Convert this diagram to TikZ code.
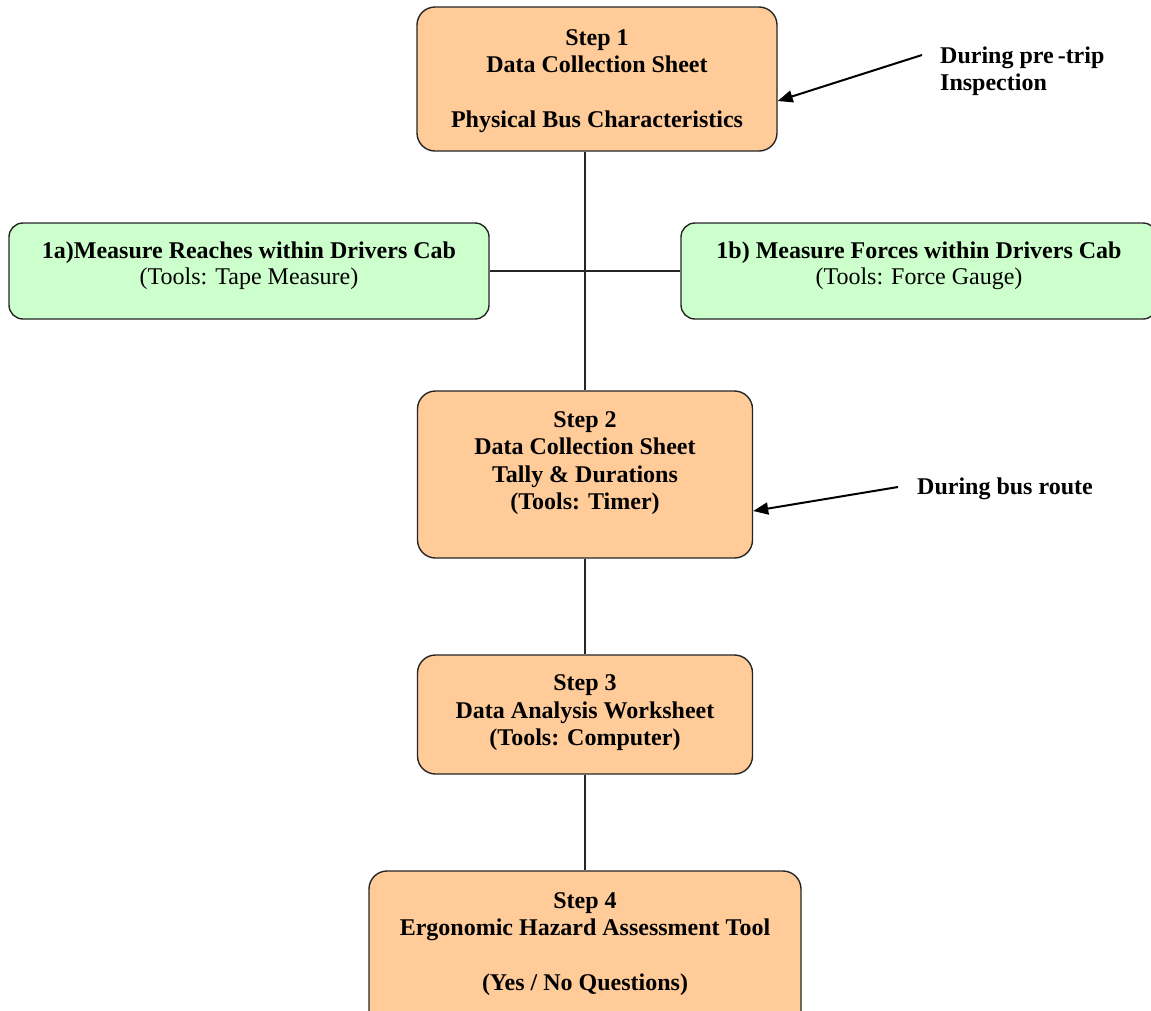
\documentclass[tikz,border=0pt]{standalone}
\usepackage{fontspec}
\setmainfont{Liberation Serif}
\usetikzlibrary{arrows.meta}
\definecolor{stepfill}{HTML}{FFCC99}
\definecolor{subfill}{HTML}{CCFFCC}
\tikzset{
  stepbox/.style={draw=black!85, line width=1.4pt, rounded corners=18pt, fill=stepfill, inner sep=0pt},
  subbox/.style={draw=black!85, line width=1.4pt, rounded corners=14pt, fill=subfill, inner sep=0pt},
  txt/.style={inner sep=0pt, align=center, font=\fontsize{24}{27.5}\selectfont\bfseries},
  subtxt/.style={inner sep=0pt, align=center, font=\fontsize{24}{26.5}\selectfont},
  notetxt/.style={inner sep=0pt, align=left, font=\fontsize{24}{27.5}\selectfont\bfseries},
  link/.style={line width=1.4pt, draw=black!85},
  pointer/.style={line width=2pt, -{Triangle[length=15pt,width=12pt]}},
}
\begin{document}
\begin{tikzpicture}[x=1pt,y=-1pt]
\useasboundingbox (0,0) rectangle (1151,1010);
\clip (0,0) rectangle (1151,1010);
\coordinate (axis) at (585,0);
% connectors (drawn first, boxes cover their ends)
\node[stepbox, minimum width=360pt, minimum height=144pt] (s1) at (597,79) {};
\node[subbox, minimum width=480pt, minimum height=96pt] (s1a) at (249,271) {};
\node[subbox, minimum width=476pt, minimum height=96pt] (s1b) at (919,271) {};
\node[stepbox, minimum width=335pt, minimum height=167pt] (s2) at (585,474.5) {};
\node[stepbox, minimum width=335pt, minimum height=119pt] (s3) at (585,714.5) {};
\node[stepbox, minimum width=432pt, minimum height=160pt] (s4) at (585,951) {};
\draw[link] (s1.south -| axis) -- (s2.north -| axis);
\draw[link] (s1a.east) -- (s1b.west);
\draw[link] (s2.south -| axis) -- (s3.north -| axis);
\draw[link] (s3.south -| axis) -- (s4.north -| axis);
% texts
\node[txt] (t1) at (597,81) {Step 1\\Data Collection Sheet\\[27.5pt]Physical Bus Characteristics};
\node[txt, anchor=base] (t1a) at (249,258) {1a)Measure Reaches within Drivers Cab};
\node[subtxt, anchor=base] (t1a2) at (249,284) {(Tools: Tape Measure)};
\node[txt, anchor=base] (t1b) at (919,258) {1b) Measure Forces within Drivers Cab};
\node[subtxt, anchor=base] (t1b2) at (919,284) {(Tools: Force Gauge)};
\node[txt] (t2) at (585,463) {Step 2\\Data Collection Sheet\\Tally \& Durations\\(Tools: Timer)};
\node[txt] (t3) at (585,713) {Step 3\\Data Analysis Worksheet\\(Tools: Computer)};
\node[txt] (t4) at (585,944) {Step 4\\Ergonomic Hazard Assessment Tool\\[27.5pt](Yes / No Questions)};
% notes
\node[notetxt, anchor=base west] (n1) at (940,63) {During pre\hspace{4pt}-trip};
\node[notetxt, anchor=base west] (n1b) at (940,90) {Inspection};
\node[notetxt, anchor=base west] (n2) at (917,494) {During bus route};
\coordinate (a1) at (922,55);
\coordinate (a2) at (898,487);
\draw[pointer] (a1) -- (s1.east |- 0,101);
\draw[pointer] (a2) -- (s2.east |- 0,511);
\end{tikzpicture}
\end{document}
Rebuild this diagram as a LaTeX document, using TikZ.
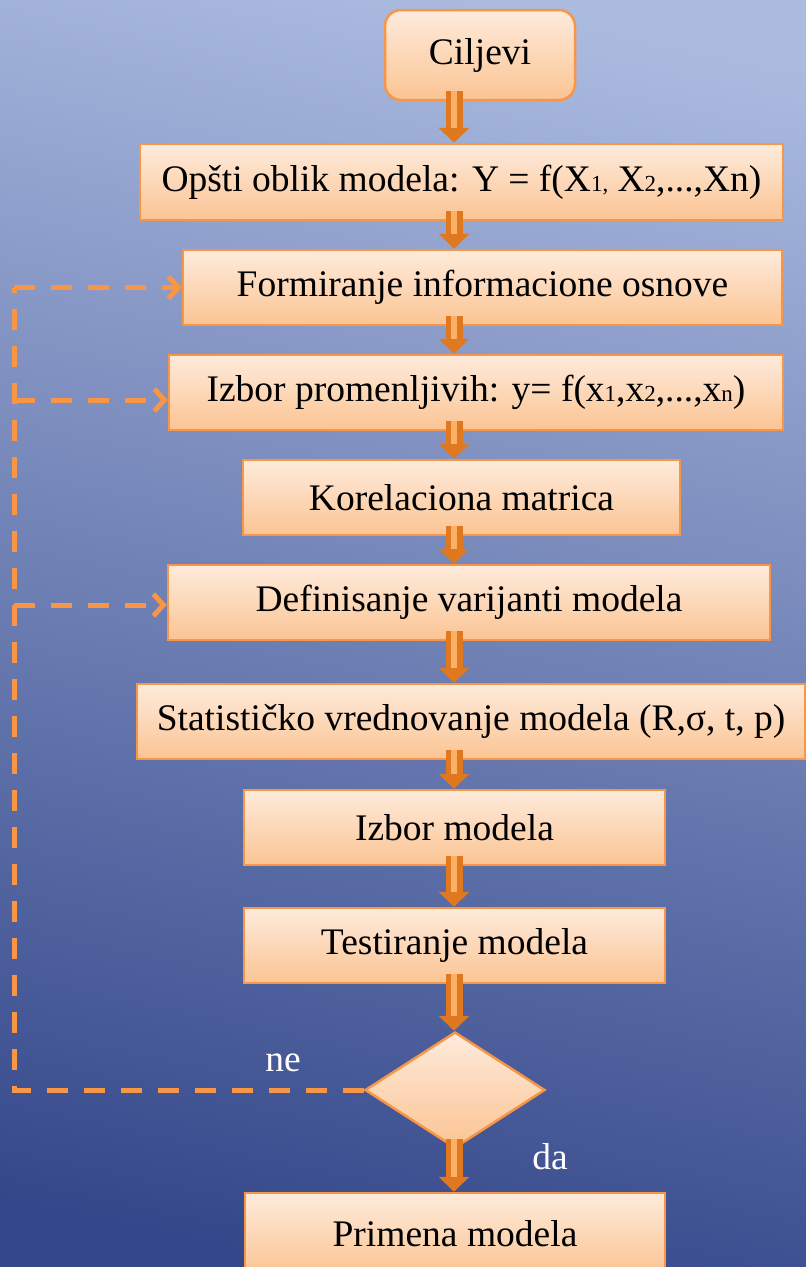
################
#### [PROBLEM]
Of the lines in the material, how many hold the word "this"? Reply with the number only.

#### [PROBLEM SOLUTION]
2